__Supplied information__:
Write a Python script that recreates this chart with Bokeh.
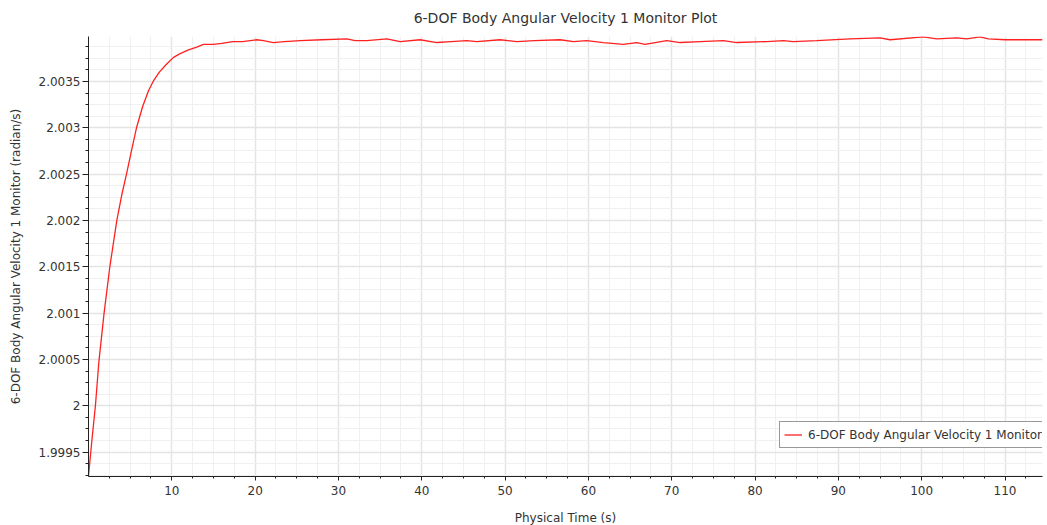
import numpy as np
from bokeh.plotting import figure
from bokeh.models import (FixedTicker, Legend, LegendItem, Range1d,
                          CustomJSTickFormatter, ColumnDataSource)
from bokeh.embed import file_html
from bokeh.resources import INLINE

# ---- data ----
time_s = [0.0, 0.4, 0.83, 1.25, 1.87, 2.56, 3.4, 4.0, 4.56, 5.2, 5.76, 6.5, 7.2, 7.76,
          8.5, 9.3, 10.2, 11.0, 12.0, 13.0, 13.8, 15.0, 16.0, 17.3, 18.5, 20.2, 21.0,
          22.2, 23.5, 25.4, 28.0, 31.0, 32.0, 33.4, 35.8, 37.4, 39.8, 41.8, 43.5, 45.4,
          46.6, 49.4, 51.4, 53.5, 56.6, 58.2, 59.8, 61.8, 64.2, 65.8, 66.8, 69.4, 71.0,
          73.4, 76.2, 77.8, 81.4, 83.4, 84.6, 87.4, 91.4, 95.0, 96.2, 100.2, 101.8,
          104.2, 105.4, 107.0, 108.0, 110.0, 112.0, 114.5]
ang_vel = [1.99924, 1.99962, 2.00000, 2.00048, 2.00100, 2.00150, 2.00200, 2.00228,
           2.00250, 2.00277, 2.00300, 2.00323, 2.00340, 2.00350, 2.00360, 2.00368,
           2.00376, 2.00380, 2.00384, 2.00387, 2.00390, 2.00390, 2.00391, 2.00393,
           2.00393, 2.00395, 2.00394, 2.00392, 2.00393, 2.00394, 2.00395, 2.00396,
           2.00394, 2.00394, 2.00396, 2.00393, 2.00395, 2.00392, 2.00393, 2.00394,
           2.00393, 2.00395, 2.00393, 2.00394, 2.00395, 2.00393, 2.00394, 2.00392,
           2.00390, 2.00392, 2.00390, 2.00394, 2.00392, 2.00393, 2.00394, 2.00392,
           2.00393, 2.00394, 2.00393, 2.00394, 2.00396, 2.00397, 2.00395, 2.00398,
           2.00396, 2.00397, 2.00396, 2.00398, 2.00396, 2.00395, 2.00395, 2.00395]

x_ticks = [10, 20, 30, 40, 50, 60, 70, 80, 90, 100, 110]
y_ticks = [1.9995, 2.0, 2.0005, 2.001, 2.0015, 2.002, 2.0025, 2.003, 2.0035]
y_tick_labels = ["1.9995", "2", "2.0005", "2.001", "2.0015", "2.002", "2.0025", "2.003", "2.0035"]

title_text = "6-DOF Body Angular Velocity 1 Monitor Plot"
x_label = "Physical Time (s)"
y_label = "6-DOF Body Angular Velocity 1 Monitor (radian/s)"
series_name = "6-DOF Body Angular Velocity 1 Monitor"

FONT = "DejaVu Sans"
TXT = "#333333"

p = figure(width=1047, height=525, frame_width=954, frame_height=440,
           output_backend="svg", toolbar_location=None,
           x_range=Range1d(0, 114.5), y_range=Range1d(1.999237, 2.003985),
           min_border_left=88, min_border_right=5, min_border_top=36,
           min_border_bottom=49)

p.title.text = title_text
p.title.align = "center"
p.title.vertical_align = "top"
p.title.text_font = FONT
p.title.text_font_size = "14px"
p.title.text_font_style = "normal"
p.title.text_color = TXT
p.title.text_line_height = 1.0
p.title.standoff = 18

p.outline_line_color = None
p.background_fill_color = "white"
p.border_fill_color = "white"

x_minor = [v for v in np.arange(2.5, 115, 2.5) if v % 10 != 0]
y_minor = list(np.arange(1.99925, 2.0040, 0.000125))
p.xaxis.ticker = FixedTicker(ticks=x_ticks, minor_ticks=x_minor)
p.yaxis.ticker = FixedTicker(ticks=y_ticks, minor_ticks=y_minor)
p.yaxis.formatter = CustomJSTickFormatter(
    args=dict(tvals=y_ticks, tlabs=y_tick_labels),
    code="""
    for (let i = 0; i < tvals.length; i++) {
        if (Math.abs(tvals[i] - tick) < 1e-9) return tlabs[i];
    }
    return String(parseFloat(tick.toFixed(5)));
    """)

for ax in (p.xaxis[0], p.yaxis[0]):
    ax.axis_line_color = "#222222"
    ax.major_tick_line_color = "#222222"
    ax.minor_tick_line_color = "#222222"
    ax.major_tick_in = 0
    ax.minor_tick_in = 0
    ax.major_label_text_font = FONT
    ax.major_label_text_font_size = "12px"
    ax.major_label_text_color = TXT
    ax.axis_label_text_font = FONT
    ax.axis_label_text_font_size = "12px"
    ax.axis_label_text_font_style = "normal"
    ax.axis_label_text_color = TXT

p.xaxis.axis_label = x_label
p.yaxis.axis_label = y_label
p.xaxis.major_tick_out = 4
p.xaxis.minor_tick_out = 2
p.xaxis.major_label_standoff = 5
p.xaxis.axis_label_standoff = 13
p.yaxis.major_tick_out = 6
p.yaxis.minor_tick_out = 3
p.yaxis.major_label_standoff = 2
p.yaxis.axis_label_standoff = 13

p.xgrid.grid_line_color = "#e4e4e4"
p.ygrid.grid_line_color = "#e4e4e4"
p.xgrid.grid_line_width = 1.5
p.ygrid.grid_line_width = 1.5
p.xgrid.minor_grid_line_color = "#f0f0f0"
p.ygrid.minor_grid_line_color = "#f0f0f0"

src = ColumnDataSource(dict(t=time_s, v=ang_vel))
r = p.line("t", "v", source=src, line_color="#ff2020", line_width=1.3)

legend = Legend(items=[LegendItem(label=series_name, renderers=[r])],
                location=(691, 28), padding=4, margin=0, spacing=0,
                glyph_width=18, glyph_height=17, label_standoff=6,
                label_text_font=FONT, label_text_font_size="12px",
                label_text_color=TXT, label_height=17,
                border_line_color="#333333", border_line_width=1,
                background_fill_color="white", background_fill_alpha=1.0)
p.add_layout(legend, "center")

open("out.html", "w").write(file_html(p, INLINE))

__Set exercise__: Return the material exactly as given, apart from the pictures.

__Written reply__:
Write a Python script that recreates this chart with Bokeh.
import numpy as np
from bokeh.plotting import figure
from bokeh.models import (FixedTicker, Legend, LegendItem, Range1d,
                          CustomJSTickFormatter, ColumnDataSource)
from bokeh.embed import file_html
from bokeh.resources import INLINE

# ---- data ----
time_s = [0.0, 0.4, 0.83, 1.25, 1.87, 2.56, 3.4, 4.0, 4.56, 5.2, 5.76, 6.5, 7.2, 7.76,
          8.5, 9.3, 10.2, 11.0, 12.0, 13.0, 13.8, 15.0, 16.0, 17.3, 18.5, 20.2, 21.0,
          22.2, 23.5, 25.4, 28.0, 31.0, 32.0, 33.4, 35.8, 37.4, 39.8, 41.8, 43.5, 45.4,
          46.6, 49.4, 51.4, 53.5, 56.6, 58.2, 59.8, 61.8, 64.2, 65.8, 66.8, 69.4, 71.0,
          73.4, 76.2, 77.8, 81.4, 83.4, 84.6, 87.4, 91.4, 95.0, 96.2, 100.2, 101.8,
          104.2, 105.4, 107.0, 108.0, 110.0, 112.0, 114.5]
ang_vel = [1.99924, 1.99962, 2.00000, 2.00048, 2.00100, 2.00150, 2.00200, 2.00228,
           2.00250, 2.00277, 2.00300, 2.00323, 2.00340, 2.00350, 2.00360, 2.00368,
           2.00376, 2.00380, 2.00384, 2.00387, 2.00390, 2.00390, 2.00391, 2.00393,
           2.00393, 2.00395, 2.00394, 2.00392, 2.00393, 2.00394, 2.00395, 2.00396,
           2.00394, 2.00394, 2.00396, 2.00393, 2.00395, 2.00392, 2.00393, 2.00394,
           2.00393, 2.00395, 2.00393, 2.00394, 2.00395, 2.00393, 2.00394, 2.00392,
           2.00390, 2.00392, 2.00390, 2.00394, 2.00392, 2.00393, 2.00394, 2.00392,
           2.00393, 2.00394, 2.00393, 2.00394, 2.00396, 2.00397, 2.00395, 2.00398,
           2.00396, 2.00397, 2.00396, 2.00398, 2.00396, 2.00395, 2.00395, 2.00395]

x_ticks = [10, 20, 30, 40, 50, 60, 70, 80, 90, 100, 110]
y_ticks = [1.9995, 2.0, 2.0005, 2.001, 2.0015, 2.002, 2.0025, 2.003, 2.0035]
y_tick_labels = ["1.9995", "2", "2.0005", "2.001", "2.0015", "2.002", "2.0025", "2.003", "2.0035"]

title_text = "6-DOF Body Angular Velocity 1 Monitor Plot"
x_label = "Physical Time (s)"
y_label = "6-DOF Body Angular Velocity 1 Monitor (radian/s)"
series_name = "6-DOF Body Angular Velocity 1 Monitor"

FONT = "DejaVu Sans"
TXT = "#333333"

p = figure(width=1047, height=525, frame_width=954, frame_height=440,
           output_backend="svg", toolbar_location=None,
           x_range=Range1d(0, 114.5), y_range=Range1d(1.999237, 2.003985),
           min_border_left=88, min_border_right=5, min_border_top=36,
           min_border_bottom=49)

p.title.text = title_text
p.title.align = "center"
p.title.vertical_align = "top"
p.title.text_font = FONT
p.title.text_font_size = "14px"
p.title.text_font_style = "normal"
p.title.text_color = TXT
p.title.text_line_height = 1.0
p.title.standoff = 18

p.outline_line_color = None
p.background_fill_color = "white"
p.border_fill_color = "white"

x_minor = [v for v in np.arange(2.5, 115, 2.5) if v % 10 != 0]
y_minor = list(np.arange(1.99925, 2.0040, 0.000125))
p.xaxis.ticker = FixedTicker(ticks=x_ticks, minor_ticks=x_minor)
p.yaxis.ticker = FixedTicker(ticks=y_ticks, minor_ticks=y_minor)
p.yaxis.formatter = CustomJSTickFormatter(
    args=dict(tvals=y_ticks, tlabs=y_tick_labels),
    code="""
    for (let i = 0; i < tvals.length; i++) {
        if (Math.abs(tvals[i] - tick) < 1e-9) return tlabs[i];
    }
    return String(parseFloat(tick.toFixed(5)));
    """)

for ax in (p.xaxis[0], p.yaxis[0]):
    ax.axis_line_color = "#222222"
    ax.major_tick_line_color = "#222222"
    ax.minor_tick_line_color = "#222222"
    ax.major_tick_in = 0
    ax.minor_tick_in = 0
    ax.major_label_text_font = FONT
    ax.major_label_text_font_size = "12px"
    ax.major_label_text_color = TXT
    ax.axis_label_text_font = FONT
    ax.axis_label_text_font_size = "12px"
    ax.axis_label_text_font_style = "normal"
    ax.axis_label_text_color = TXT

p.xaxis.axis_label = x_label
p.yaxis.axis_label = y_label
p.xaxis.major_tick_out = 4
p.xaxis.minor_tick_out = 2
p.xaxis.major_label_standoff = 5
p.xaxis.axis_label_standoff = 13
p.yaxis.major_tick_out = 6
p.yaxis.minor_tick_out = 3
p.yaxis.major_label_standoff = 2
p.yaxis.axis_label_standoff = 13

p.xgrid.grid_line_color = "#e4e4e4"
p.ygrid.grid_line_color = "#e4e4e4"
p.xgrid.grid_line_width = 1.5
p.ygrid.grid_line_width = 1.5
p.xgrid.minor_grid_line_color = "#f0f0f0"
p.ygrid.minor_grid_line_color = "#f0f0f0"

src = ColumnDataSource(dict(t=time_s, v=ang_vel))
r = p.line("t", "v", source=src, line_color="#ff2020", line_width=1.3)

legend = Legend(items=[LegendItem(label=series_name, renderers=[r])],
                location=(691, 28), padding=4, margin=0, spacing=0,
                glyph_width=18, glyph_height=17, label_standoff=6,
                label_text_font=FONT, label_text_font_size="12px",
                label_text_color=TXT, label_height=17,
                border_line_color="#333333", border_line_width=1,
                background_fill_color="white", background_fill_alpha=1.0)
p.add_layout(legend, "center")

open("out.html", "w").write(file_html(p, INLINE))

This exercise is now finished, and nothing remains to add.